Going Courting: Justices Hear Gay Marriage Case

Attorneys seeking to overturn California's voter-approved same-sex marriage ban tried to persuade a skeptical panel of justices that the public's right to change the state constitution should not extend to depriving a minority group of the right to wed.
With thousands demonstrating outside, the California Supreme Court appeared reluctant during three hours of arguments to override Proposition 8. One justice said the people have a "very, very broad, well-established" authority to amend the state's governing framework at the ballot box.
Associate Justice Joyce Kennard says the judges' power is very limited to override the will of voters. Kennard was in the court majority that ruled just 10 months ago that prohibiting gay marriage violated civil rights.
Chief Justice Ron George, also among the four justices who last year voted in favor of gay marriage, echoed Kennard's qualms. George says it is up to the Legislature or voters -- not the court -- to make the process more difficult.

Closer to home, activists on both sides of the issue gathered to watch the hearing with friends. In Rancho Penasquitos, nearly a dozen supporters of Prop 8 watched on a computer feed at a home, while in Hillcrest at the Lesbian Gay Bisexual and Transgender Center, dozens of people who opposed Proposition 8 gathered to watch on a projector inside the center's library.
While the two sides disagree on the definition of marriage, they do agree on one thing: The issue has dragged on long enough.

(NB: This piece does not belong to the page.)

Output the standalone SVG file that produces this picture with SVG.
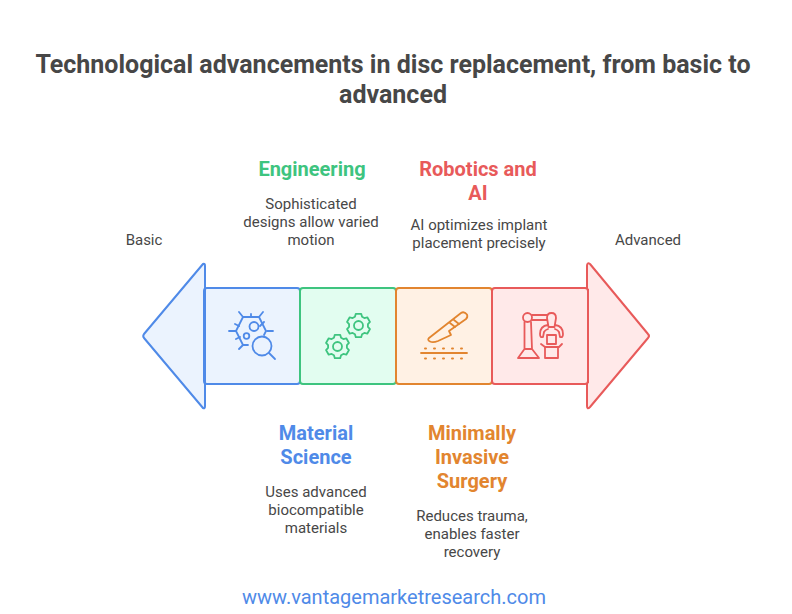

"It's hurting so many people," same-sex marriage supporter Marissa Piper-Young said. "It's dividing communities and families. I can't stand watching it anymore. I'm sick of it."

"Democracy is being undermined by all three branches of the government, and it's really frustrating when the governor says we should really repeal the vote of the people," said same-sex marriage opponent Liz Agle.

The justices have 90 days to make a ruling on this case.